By Andrea Bachner
Modern Chinese Literature and Culture, vol. 23, no. 1 (Spring 2011), pp. 197-225
If we were to believe William S. Burrough’s famous description of language as “a virus from outer space,” all linguistic communication would count as a viral transmission of knowledge. The image of language as a virus turns human bodies into organic carriers that interact with and are reprogrammed by tiny infectious agents in need of their host organisms for survival and replication. A viral imaginary situates language between bios and logos, highlighting the contradictions inherent in metaphors for linguistic communication. But what about specific differences between particular language systems, languages, and language uses? This essay draws on texts from different historical and cultural contexts that foreground–deliberately or otherwise–a viral understanding of the Chinese script.

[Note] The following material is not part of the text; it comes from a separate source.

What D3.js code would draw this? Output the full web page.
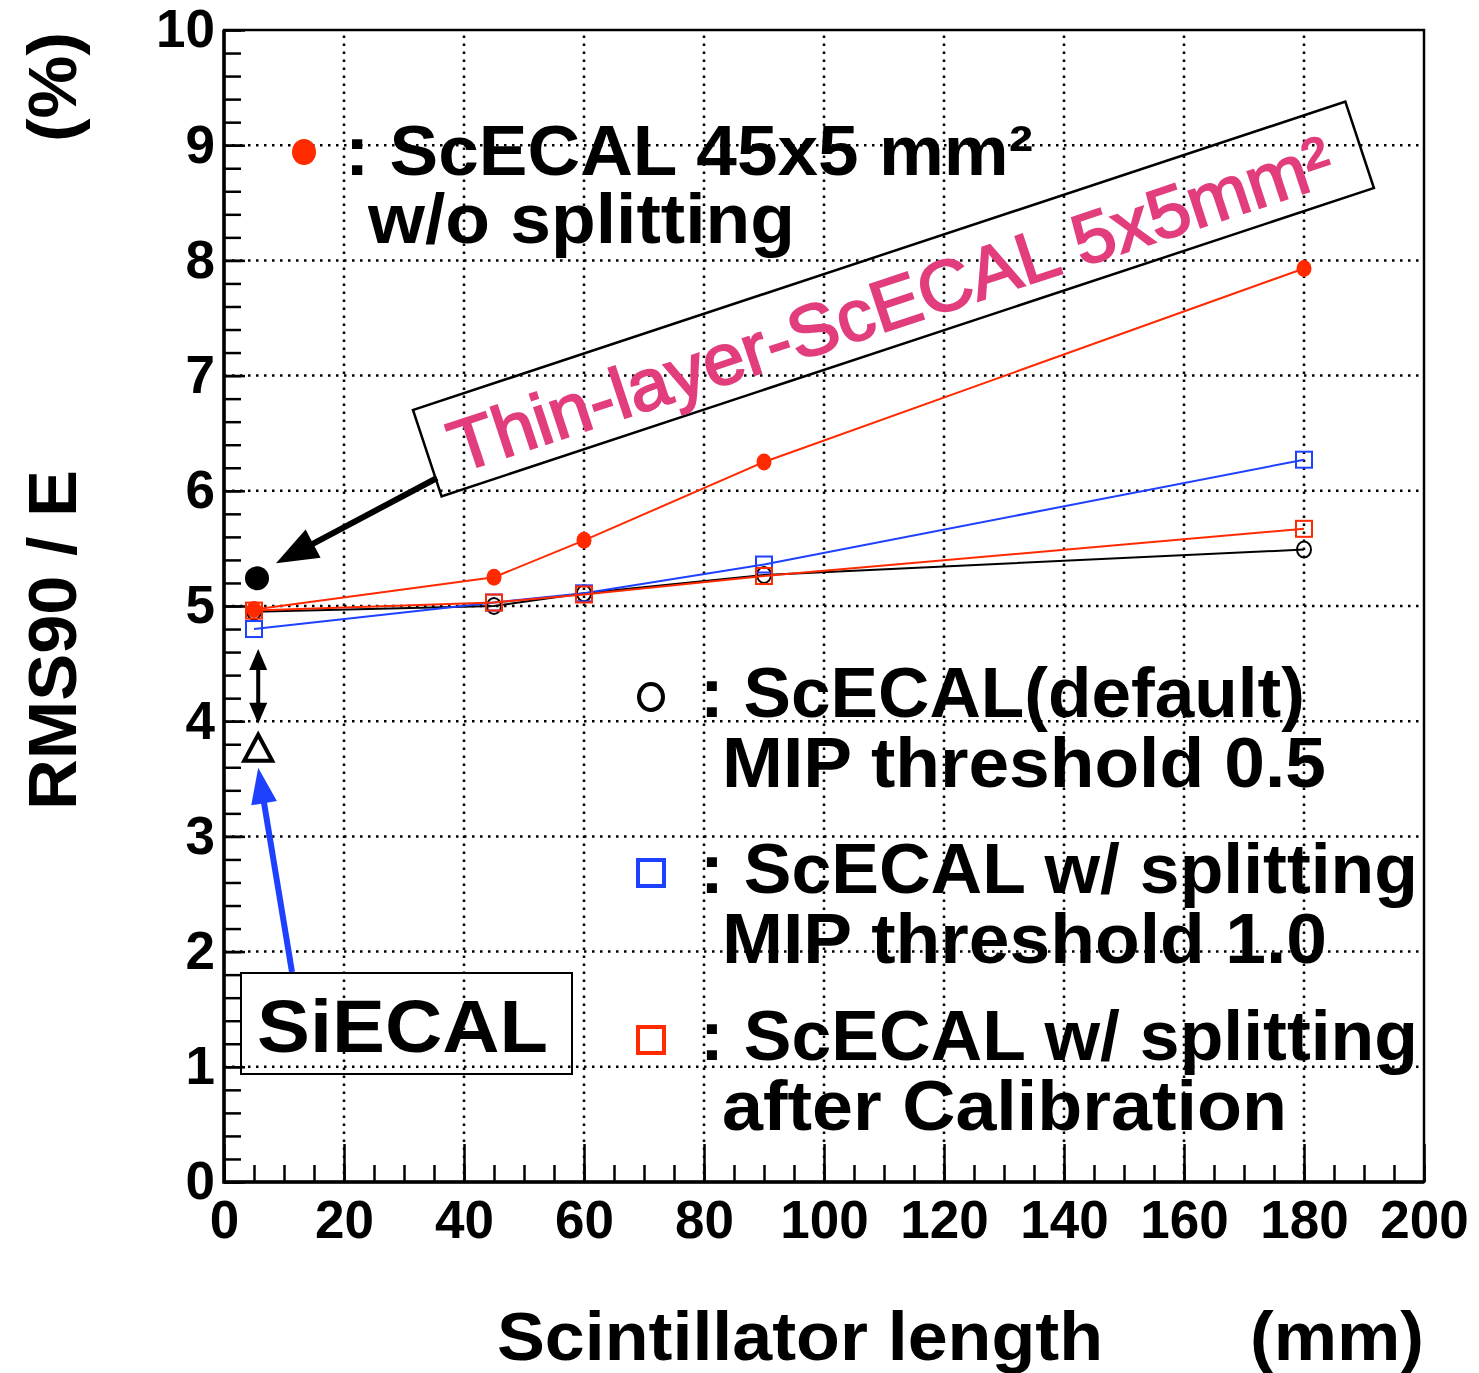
<!DOCTYPE html>
<html>
<head>
<meta charset="utf-8">
<script src="https://cdn.jsdelivr.net/npm/d3@7"></script>
<style>
  body { margin: 0; background: #fff; }
  svg text { font-family: "Liberation Sans", Arial, Helvetica, sans-serif; font-weight: bold; }
</style>
</head>
<body>
<script>
// scintillator length (mm)
const lengths = [5, 45, 60, 90, 180]
// RMS90/E (%) per configuration
const noSplitting = [4.97, 5.25, 5.57, 6.25, 7.93]      // ScECAL 45x5 w/o splitting
const defaultMip05 = [4.95, 5.00, 5.11, 5.27, 5.49]     // ScECAL(default) MIP 0.5
const splitMip10 = [4.80, 5.03, 5.11, 5.36, 6.27]       // w/ splitting MIP 1.0
const splitCalib = [4.96, 5.03, 5.10, 5.26, 5.67]       // w/ splitting after calibration
const thinLayer = [5.5, 5.24]                           // Thin-layer ScECAL 5x5
const siEcal = [5.7, 3.77]                              // SiECAL

const xTicks = d3.range(0, 201, 20)
const yTicks = d3.range(0, 11, 1)

const W = 1479, H = 1373
const red = '#ff2a00', blue = '#1e40ff', pink = '#e23d7d'

var svg = d3.select('body').append('svg')
    .attr('width', W)
    .attr('height', H)

var x = d3.scaleLinear().domain([0, 200]).range([224, 1424])
var y = d3.scaleLinear().domain([0, 10]).range([1182, 30])

// grid
svg.append('g').selectAll('line.gx')
  .data(xTicks.slice(1, -1))
  .enter().append('line')
    .attr('x1', d => x(d)).attr('x2', d => x(d))
    .attr('y1', y(0)).attr('y2', y(10))
    .attr('stroke', '#000').attr('stroke-width', 2.5)
    .attr('stroke-dasharray', '2.5,5.5')
svg.append('g').selectAll('line.gy')
  .data(yTicks.slice(1, -1))
  .enter().append('line')
    .attr('x1', x(0)).attr('x2', x(200))
    .attr('y1', d => y(d)).attr('y2', d => y(d))
    .attr('stroke', '#000').attr('stroke-width', 2.5)
    .attr('stroke-dasharray', '2.5,5.5')

// axes
function styleAxis(g) {
  g.select('.domain').remove()
  g.selectAll('line').attr('stroke', '#000').attr('stroke-width', 2.5)
  g.selectAll('text').attr('fill', '#000').style('font-size', '53px')
    .attr('font-family', null)
}
svg.append('g').attr('transform', `translate(0,${y(0)})`)
  .call(d3.axisBottom(x).tickValues(d3.range(0, 201, 5)).tickSize(-17).tickFormat(''))
  .call(styleAxis)
svg.append('g').attr('transform', `translate(0,${y(0)})`)
  .call(d3.axisBottom(x).tickValues(xTicks).tickSizeInner(-38).tickSizeOuter(0).tickPadding(18).tickFormat(d3.format('d')))
  .call(styleAxis)
svg.append('g').attr('transform', `translate(${x(0)},0)`)
  .call(d3.axisLeft(y).tickValues(d3.range(0, 10.01, 0.2)).tickSize(-17).tickFormat(''))
  .call(styleAxis)
svg.append('g').attr('transform', `translate(${x(0)},0)`)
  .call(d3.axisLeft(y).tickValues(yTicks).tickSizeInner(-21).tickSizeOuter(0).tickPadding(9).tickFormat(d3.format('d')))
  .call(styleAxis)

// frame
svg.append('rect')
  .attr('x', x(0)).attr('y', y(10))
  .attr('width', x(200) - x(0)).attr('height', y(0) - y(10))
  .attr('fill', 'none').attr('stroke', '#000').attr('stroke-width', 2.5)
svg.append('path')
  .attr('d', `M${x(0)},${y(10)}V${y(0)}H${x(200)}`)
  .attr('fill', 'none').attr('stroke', '#000').attr('stroke-width', 3.5)

// series
var series = [
  {vals: defaultMip05, color: '#000', marker: 'circle'},
  {vals: noSplitting, color: red, marker: 'dot'},
  {vals: splitMip10, color: blue, marker: 'square'},
  {vals: splitCalib, color: red, marker: 'square'}
]
var line = d3.line().x(d => x(d[0])).y(d => y(d[1]))

series.forEach(function(s) {
  var pts = lengths.map((l, i) => [l, s.vals[i]])
  svg.append('path')
    .attr('d', line(pts))
    .attr('fill', 'none').attr('stroke', s.color).attr('stroke-width', 2)
  var g = svg.append('g')
  if (s.marker == 'dot') {
    g.selectAll('ellipse').data(pts).enter().append('ellipse')
      .attr('cx', d => x(d[0])).attr('cy', d => y(d[1]))
      .attr('rx', 7.5).attr('ry', 8.5).attr('fill', s.color)
  } else if (s.marker == 'circle') {
    g.selectAll('ellipse').data(pts).enter().append('ellipse')
      .attr('cx', d => x(d[0])).attr('cy', d => y(d[1]))
      .attr('rx', 7).attr('ry', 8)
      .attr('fill', 'none').attr('stroke', s.color).attr('stroke-width', 2)
  } else {
    g.selectAll('rect').data(pts).enter().append('rect')
      .attr('x', d => x(d[0]) - 8).attr('y', d => y(d[1]) - 8)
      .attr('width', 16).attr('height', 16)
      .attr('fill', 'none').attr('stroke', s.color).attr('stroke-width', 2)
  }
})

// text helper
function label(txt, px, py, size, len, opts) {
  opts = opts || {}
  var t = svg.append('text')
    .attr('x', px).attr('y', py)
    .style('font-size', size + 'px')
    .attr('fill', opts.fill || '#000')
    .attr('text-anchor', opts.anchor || 'start')
    .text(txt)
  if (len) t.attr('textLength', len).attr('lengthAdjust', 'spacingAndGlyphs')
  if (opts.transform) t.attr('transform', opts.transform)
  return t
}

// arrows
function arrow(x1, y1, x2, y2, w, hl, hw, color, both) {
  var a = Math.atan2(y2 - y1, x2 - x1)
  var ca = Math.cos(a), sa = Math.sin(a)
  var sx = both ? x1 + ca * hl * 0.8 : x1, sy = both ? y1 + sa * hl * 0.8 : y1
  var ex = x2 - ca * hl * 0.8, ey = y2 - sa * hl * 0.8
  svg.append('line').attr('x1', sx).attr('y1', sy).attr('x2', ex).attr('y2', ey)
    .attr('stroke', color).attr('stroke-width', w)
  function head(tx, ty, dx, dy) {
    var bx = tx - dx * hl, by = ty - dy * hl
    svg.append('path')
      .attr('d', `M${tx},${ty}L${bx - dy * hw},${by + dx * hw}L${bx + dy * hw},${by - dx * hw}Z`)
      .attr('fill', color)
  }
  head(x2, y2, ca, sa)
  if (both) head(x1, y1, -ca, -sa)
}

// Thin-layer point and annotation
svg.append('circle')
  .attr('cx', x(thinLayer[0])).attr('cy', y(thinLayer[1])).attr('r', 12)
  .attr('fill', '#000')
arrow(437, 478, x(thinLayer[0]) + 19, y(thinLayer[1]) - 15, 6, 42, 16, '#000')

var box = svg.append('g').attr('transform', 'translate(413,410) rotate(-18.3)')
box.append('rect')
  .attr('x', 0).attr('y', 0).attr('width', 982).attr('height', 91)
  .attr('fill', 'none').attr('stroke', '#000').attr('stroke-width', 2.5)
box.append('text')
  .attr('x', 24).attr('y', 74)
  .style('font-size', '72px').style('font-weight', 'normal')
  .attr('fill', pink).attr('stroke', pink).attr('stroke-width', 2)
  .attr('textLength', 925).attr('lengthAdjust', 'spacingAndGlyphs')
  .text('Thin-layer-ScECAL 5x5mm²')

// SiECAL point and annotation
var tx = x(siEcal[0]), ty = y(siEcal[1])
svg.append('path')
  .attr('d', `M${tx},${ty - 13}L${tx + 14},${ty + 13}L${tx - 14},${ty + 13}Z`)
  .attr('fill', 'none').attr('stroke', '#000').attr('stroke-width', 4)
arrow(tx, y(splitMip10[0]) + 20, tx, ty - 24, 4, 21, 9, '#000', true)
arrow(292, 972, tx, ty + 20, 6, 36, 13, blue)
svg.append('rect')
  .attr('x', 241).attr('y', 973).attr('width', 331).attr('height', 101)
  .attr('fill', 'none').attr('stroke', '#000').attr('stroke-width', 2)
label('SiECAL', 257, 1052, 74, 291)

// legend
svg.append('ellipse').attr('cx', 304).attr('cy', 152).attr('rx', 12).attr('ry', 13).attr('fill', red)
label(': ScECAL 45x5 mm²', 345, 175, 70, 688)
label('w/o splitting', 368, 243, 70, 427)

svg.append('ellipse').attr('cx', 651).attr('cy', 697).attr('rx', 12).attr('ry', 13)
  .attr('fill', 'none').attr('stroke', '#000').attr('stroke-width', 4)
label(': ScECAL(default)', 700, 717, 70, 605)
label('MIP threshold 0.5', 722, 787, 70, 604)

svg.append('rect').attr('x', 638).attr('y', 860).attr('width', 26).attr('height', 26)
  .attr('fill', 'none').attr('stroke', blue).attr('stroke-width', 4)
label(': ScECAL w/ splitting', 700, 893, 70, 718)
label('MIP threshold 1.0', 722, 963, 70, 605)

svg.append('rect').attr('x', 638).attr('y', 1027).attr('width', 26).attr('height', 26)
  .attr('fill', 'none').attr('stroke', red).attr('stroke-width', 4)
label(': ScECAL w/ splitting', 700, 1060, 70, 718)
label('after Calibration', 722, 1130, 70, 565)

// axis titles
label('Scintillator length', 497, 1360, 68, 606)
label('(mm)', 1424, 1360, 68, 174, {anchor: 'end'})
label('RMS90 / E', 0, 0, 68, 340, {transform: 'translate(76,810) rotate(-90)'})
label('(%)', 0, 0, 68, 110, {transform: 'translate(76,142) rotate(-90)'})
</script>
</body>
</html>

These texts, even those that represent Chinese writing in a negative or biased way, are conduits to an analysis of prevalent imaginaries of language. Emerging as early as the beginning of the 20th century, these examples allow for reflections on language in general and on writing in particular in intercultural contexts. The three examples of a viral understanding of the Chinese script in different historical and cultural moments under analysis all come into being in the borderlands where different cultures, languages, and scripts are pitted against each other: Hu Yuzhi, a Communist intellectual and supporter of Esperanto deploys a viral imaginary to argue for reform of the Chinese script in his 1930s essay “On Poisonous Discourse”; a short essay by Mexican writer Salvador Elizondo, “A Shooting in China” (1969), takes the film of an execution in China as the basis for reflecting on different media through the example of the Chinese language; and in his contemporary novella, “Secret Notes of a Homosexual,” Taiwanese author Wuhe produces an abject text through the use of Chinese characters as well as punctuation marks as graphic germs. By conjuring up images of the virus that conjugate contagion, vitality, and death, these texts stand in contrast to binary descriptions of language and prejudiced ascriptions of linguistic value. They open up new possibilities for understanding language in general and the Chinese script in particular.